Anni fa (avevo circa 35 anni e Umberto ne avrà avuti 2), venni convocato dal presidente e proprietario di un noto club sportivo della collina torinese, di cui ero socio e piccolo azionista, per una comunicazione urgente.
Con aria neppure fintamente dispiaciuta, facendosi forte della notevole differenza di età con il sottoscritto, il presidente/proprietario mi comunicò che mi era stata comminata una sospensione di 30 giorni in quanto un noto avvocato del Foro di Torino (un penalista), che giocava a tennis nel pallone pressostatico esattamente nell'ora successiva alla mia, aveva lamentato che lasciavo il terreno (era la deplorevole e da me aborrita terra battuta) in condizioni pietose, rovinato da solchi profondi.
Mi difesi sostenendo che il campo era in terra rossa, dunque CONSUSTANZIALMENTE schifoso, adatto più che altro alla coltivazione - per affinità cromatica - di carote e/o barbabietole, e feci presente al presidente/proprietario che l'inconveniente lamentato dal noto penalista era dovuto:
1) alla qualità più che pessima della terra rossa stessa;
2) all'insoddisfacente livello di riscaldamento del pallone pressostatico.
Il presidente/proprietario mi ascoltò con quella bella aria di annoiata degnazione che certi anziani sanno riservare ai giovani, poi mi comunicò che mi era stata comminata una sanzione di 30 giorni di sospensione dall'accesso al pallone, senza diritto di recuperare le ore già prenotate e pagate, che quindi avrei perduto.
Non battei ciglio, limitandomi a prendere atto di quanto mi veniva comunicato.

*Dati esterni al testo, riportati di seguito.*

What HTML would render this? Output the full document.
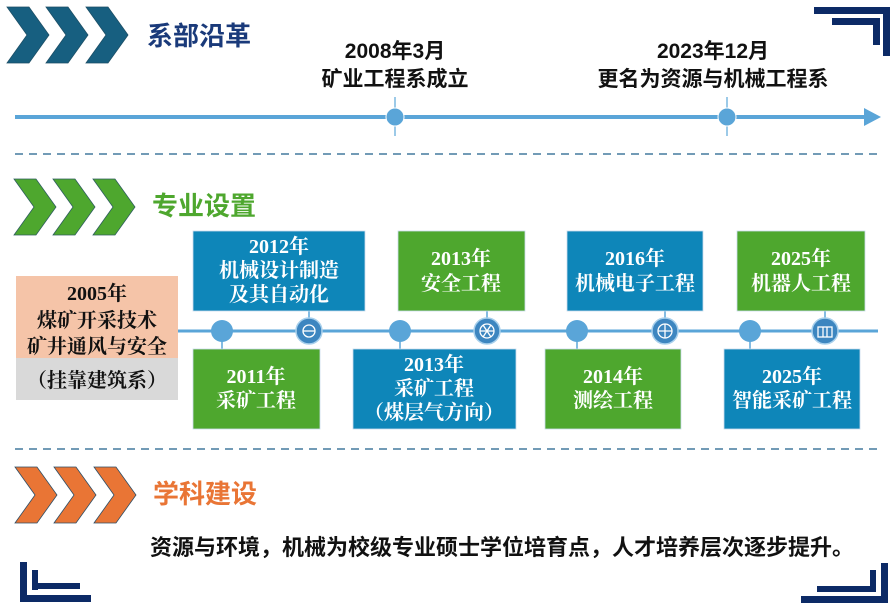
<!DOCTYPE html>
<html><head><meta charset="utf-8"><style>
html,body{margin:0;padding:0;background:#fff;}
svg{display:block;}
.s{font-family:"Liberation Sans","Noto Sans CJK SC",sans-serif;}
.b{font-family:"Liberation Serif","Noto Serif CJK SC",serif;font-weight:bold;fill:#fff;font-size:20px;}
.k{font-family:"Liberation Serif","Noto Serif CJK SC",serif;font-weight:bold;fill:#111;font-size:20px;}
</style></head><body>
<svg width="895" height="610" viewBox="0 0 895 610" xmlns="http://www.w3.org/2000/svg">
<g fill="#0c2a66">
<rect x="814" y="7" width="76" height="7"/><rect x="883" y="7" width="7" height="49"/>
<rect x="832" y="18" width="48" height="7"/><rect x="873" y="18" width="7" height="27"/>
<rect x="20" y="562" width="7" height="40"/><rect x="20" y="595" width="71" height="7"/>
<rect x="32" y="570" width="6" height="20"/><rect x="32" y="583" width="48" height="6"/>
<rect x="881" y="563" width="7" height="40"/><rect x="801" y="596" width="87" height="7"/>
<rect x="870" y="570" width="6" height="22"/><rect x="817" y="586" width="59" height="6"/>
</g>
<defs>
<path id="ch" d="M0,0 H22 L42,28 L22,56 H0 L20,28 Z"/>
</defs>
<g fill="#175f80" stroke="#1d4f66" stroke-width="0.8">
<use href="#ch" x="7" y="7"/><use href="#ch" x="46" y="7"/><use href="#ch" x="86" y="7"/>
</g>
<g fill="#4ea72e" stroke="#2e5e5e" stroke-width="0.8">
<use href="#ch" x="14" y="179"/><use href="#ch" x="53" y="179"/><use href="#ch" x="93" y="179"/>
</g>
<g fill="#e97535" stroke="#2e4e66" stroke-width="0.8">
<use href="#ch" x="15" y="467"/><use href="#ch" x="54" y="467"/><use href="#ch" x="94" y="467"/>
</g>
<text class="s" x="147" y="45" font-size="26" font-weight="bold" fill="#1a3a7a">系部沿革</text>
<text class="s" x="152" y="215" font-size="26" font-weight="bold" fill="#4ea72e">专业设置</text>
<text class="s" x="153" y="503" font-size="26" font-weight="bold" fill="#e97535">学科建设</text>
<line x1="15" y1="117" x2="866" y2="117" stroke="#5aa5d8" stroke-width="4"/>
<polygon points="864,108 881,117 864,126" fill="#5aa5d8"/>
<line x1="395" y1="97" x2="395" y2="136" stroke="#7ab8e0" stroke-width="1.5"/>
<line x1="727" y1="97" x2="727" y2="136" stroke="#7ab8e0" stroke-width="1.5"/>
<circle cx="395" cy="117" r="9" fill="#5aa5d8" stroke="#fff" stroke-width="1"/>
<circle cx="727" cy="117" r="9" fill="#5aa5d8" stroke="#fff" stroke-width="1"/>
<g class="s" font-size="21" fill="#111" text-anchor="middle" font-weight="bold">
<text x="395" y="58">2008年3月</text><text x="395" y="86">矿业工程系成立</text>
<text x="713" y="58">2023年12月</text><text x="713" y="86">更名为资源与机械工程系</text>
</g>
<line x1="15" y1="154" x2="880" y2="154" stroke="#1f5f8a" stroke-width="1.2" stroke-dasharray="8,6"/>
<line x1="15" y1="449" x2="880" y2="449" stroke="#1f5f8a" stroke-width="1.2" stroke-dasharray="8,6"/>
<line x1="178" y1="331" x2="878" y2="331" stroke="#5aa5d8" stroke-width="3"/>
<g stroke="#5aa5d8" stroke-width="1.5">
<line x1="222" y1="331" x2="222" y2="349"/><line x1="309" y1="311" x2="309" y2="331"/>
<line x1="400" y1="331" x2="400" y2="349"/><line x1="487" y1="311" x2="487" y2="331"/>
<line x1="577" y1="331" x2="577" y2="349"/><line x1="665" y1="311" x2="665" y2="331"/>
<line x1="750" y1="331" x2="750" y2="349"/><line x1="825" y1="311" x2="825" y2="331"/>
</g>
<g fill="#5aa5d8">
<circle cx="222" cy="331" r="11"/><circle cx="400" cy="331" r="11"/><circle cx="577" cy="331" r="11"/><circle cx="750" cy="331" r="11"/>
</g>
<g fill="#3d86c0" stroke="#a8d0ec" stroke-width="1.5">
<circle cx="309" cy="331" r="13"/><circle cx="487" cy="331" r="13"/><circle cx="665" cy="331" r="13"/><circle cx="825" cy="331" r="13"/>
</g>
<g fill="none" stroke="#fff" stroke-width="1.3">
<circle cx="309" cy="331" r="6"/><line x1="303" y1="331" x2="315" y2="331"/>
<circle cx="487" cy="331" r="7"/><path d="M480,331 H494 M483,325 L491,337 M491,325 L483,337"/>
<circle cx="665" cy="331" r="7"/><path d="M658,331 H672 M665,324 V338"/>
<rect x="818" y="327" width="14" height="10"/><path d="M823,327 V337 M827,327 V337"/>
</g>
<rect x="16" y="276" width="162" height="82" fill="#f5c4a8"/>
<rect x="16" y="358" width="162" height="42" fill="#d9d9d9"/>
<g class="k" text-anchor="middle">
<text x="97" y="300">2005年</text><text x="97" y="327">煤矿开采技术</text><text x="97" y="353">矿井通风与安全</text><text x="97" y="387">（挂靠建筑系）</text>
</g>
<g stroke="#cde" stroke-width="0.8">
<rect x="193" y="231" width="172" height="80" fill="#0e86b9"/>
<rect x="398" y="231" width="127" height="80" fill="#4ea72e"/>
<rect x="567" y="231" width="136" height="80" fill="#0e86b9"/>
<rect x="737" y="231" width="128" height="80" fill="#4ea72e"/>
<rect x="193" y="349" width="127" height="80" fill="#4ea72e"/>
<rect x="353" y="349" width="163" height="80" fill="#0e86b9"/>
<rect x="545" y="349" width="136" height="80" fill="#4ea72e"/>
<rect x="724" y="349" width="136" height="80" fill="#0e86b9"/>
</g>
<g class="b" text-anchor="middle">
<text x="279" y="253">2012年</text><text x="279" y="277">机械设计制造</text><text x="279" y="301">及其自动化</text>
<text x="461" y="265">2013年</text><text x="461" y="290">安全工程</text>
<text x="635" y="265">2016年</text><text x="635" y="290">机械电子工程</text>
<text x="801" y="265">2025年</text><text x="801" y="290">机器人工程</text>
<text x="256" y="383">2011年</text><text x="256" y="407">采矿工程</text>
<text x="434" y="371">2013年</text><text x="434" y="395">采矿工程</text><text x="434" y="419">（煤层气方向）</text>
<text x="613" y="383">2014年</text><text x="613" y="407">测绘工程</text>
<text x="792" y="383">2025年</text><text x="792" y="407">智能采矿工程</text>
</g>
<text class="s" x="150" y="555" font-size="22" font-weight="bold" fill="#111">资源与环境，机械为校级专业硕士学位培育点，人才培养层次逐步提升。</text>
</svg>
</body></html>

Trenta giorni dopo, quando mi venne comunicato (telefonicamente...) che potevo essere riammesso al club, feci preparare una lettera da un amico legale in cui impugnavo il provvedimento sotto il profilo economico, mettevo immediatamente in vendita la mia piccola quota societaria e disdicevo la mia associazione al club, con effetto immediato. La modesta somma relativa alle 8 ore di tennis saltate a causa del provvedimento sanzionatorio a mio carico mi venne poi restituita senza dover adire le vie legali.
Ad atti di manifesta ostilità ho sempre risposto con atti analoghi, per ripianare eventuali situazioni gravide di asimmetria formale e sostanziale, e per andare a respirare aria più pura.
"Nemo me impune lacessit", è il mio motto, e devo dire che del medesimo ancora non mi sono pentito.